Title to land – Adverse possession – Criminal trespass – Paragraph 1 of Schedule 6 to Land Registration Act 2002 – Section 144 of Legal Aid, Sentencing and Punishment of Offenders Act 2012 – Claimant applying to register title to property by adverse possession – Defendant cancelling application on ground that claimant’s criminal offence of trespass preventing reliance on period of adverse possession – Whether defendant erring in that view – Claim allowed
In November 2012, the claimant applied to be registered as the proprietor of a residential property, in place of the then registered owner, on the ground that he had acquired title by 10 years’ adverse possession within the meaning of para 1 of Schedule 6 to the Land Registration Act 2002. He had first entered the property in the 1990s after being informed that the owner had died and that her son had not been seen since 1996. At that time, the property was lying empty and had been vandalised. After entering the property, the claimant had repaired the roof, cleared the garden and taken steps to make the property wind and watertight. He had subsequently replaced ceilings and skirting boards, electric and heating fitments and plastered and painted walls, with the intention of making the property his permanent residence. He had moved in at the end of January 2012. In his application, he stated that he had treated the house as his own since 2001.
The defendant cancelled the claimant’s application on the ground that section 144 of the Legal Aid, Sentencing and Punishment of Offenders Act 2012, which criminalised acts of trespass that consisted of “living in” a residential building, prevented the claimant from relying on any period of adverse possession to establish a claim for registration as proprietor of the property. He took the view that Schedule 6 to the 2002 Act impliedly required that possession by an applicant for registration should not have constituted a criminal offence for any part of the 10-year period of adverse possession. The claimant sought judicial review of that decision.
Held: The claim was allowed.
(1) Section 144 of the 2012 Act had been enacted on the assumption that adverse possession was not affected by whether the trespassory acts of possession were criminal or merely unlawful torts. It was only “living in” the building that was criminalised, so that possession for some other use would not be criminal trespass and could found a claim to title by adverse possession. Parliament should be taken to have thought that the public policy advantages of adverse possession at common law meant that the mere fact that the adverse possession was based on criminal trespass did not preclude a successful claim to adverse possession. Before any claim could arise in reliance on adverse possession, 10 or 12 years of adverse possession had to pass without effective action by the owner or by an enforcement authority, whether in civil or criminal proceedings. If that were the position, title could be extinguished or a change in owner registered, if the statutory processes were completed satisfactorily, without any public interest being engaged, unless particular circumstances meant that adverse possession should not of itself be a sufficient basis for an extinguishment of or transfer of title. Those circumstances arose not where the trespass was a crime, but where the land in respect of which adverse possession was claimed was itself subject to rights that could not be extinguished, as with a highway, or was land of which a landowner/statutory undertaker could not be dispossessed because the statutory provisions under which it held the land in effect made the land inalienable or title inextinguishable, or created preconditions for title transfer that were unmet by adverse possession alone. Accordingly, the defendant’s decision was founded on an error of law as to the effect of section 144 of the 2012 Act on adverse possession: Buckinghamshire County Council v Moran [1990] Ch 632, R v Oxfordshire County Council, ex parte Sunningwell Parish Council [1999] 2 EGLR 15 and Bakewell Management Ltd v Brandwood [2004] UKHL 14; [2004] 2 EGLR 15 considered.

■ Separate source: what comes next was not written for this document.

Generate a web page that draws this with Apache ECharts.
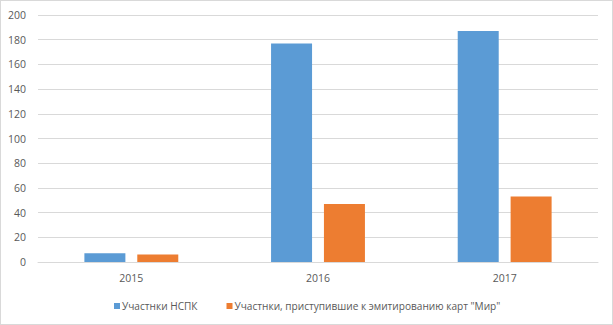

(2) No offence would be committed by someone who had not lived in the house, but had possessed it through acts of repair, maintenance and exclusion, intending to use it for tenants. Accordingly, that form of adverse possession could suffice for an application under Schedule 6 to the 2002 Act.
(3) The claimant had never had possession in the sense protected by the European Convention on Human Rights, which required possession sufficiently established to amount to a legitimate expectation of obtaining effective enjoyment of a property right. The system of registration of title precluded any such legitimate expectation arising simply through the passage of time. Until the relevant 10-year period had passed without possession being a criminal offence, the claimant could have no more than a hope that he would complete 10 years tortious but not illegal possession. After that, he had the right to make an application, but no right to succeed. Nor did he have any right to prevent parliament from changing the conditions required for registration of title to land which he did not own, but which someone else did.
Philip Rainey QC and Marc Glover (instructed by Neumans LLP) appeared for the claimant; Jonathan Karas QC and Katrina Yates (instructed by the Treasury Solicitor) appeared for the defendant; David Forsdick (instructed by the Treasury Solicitor) appeared for the interested party (by written submissions).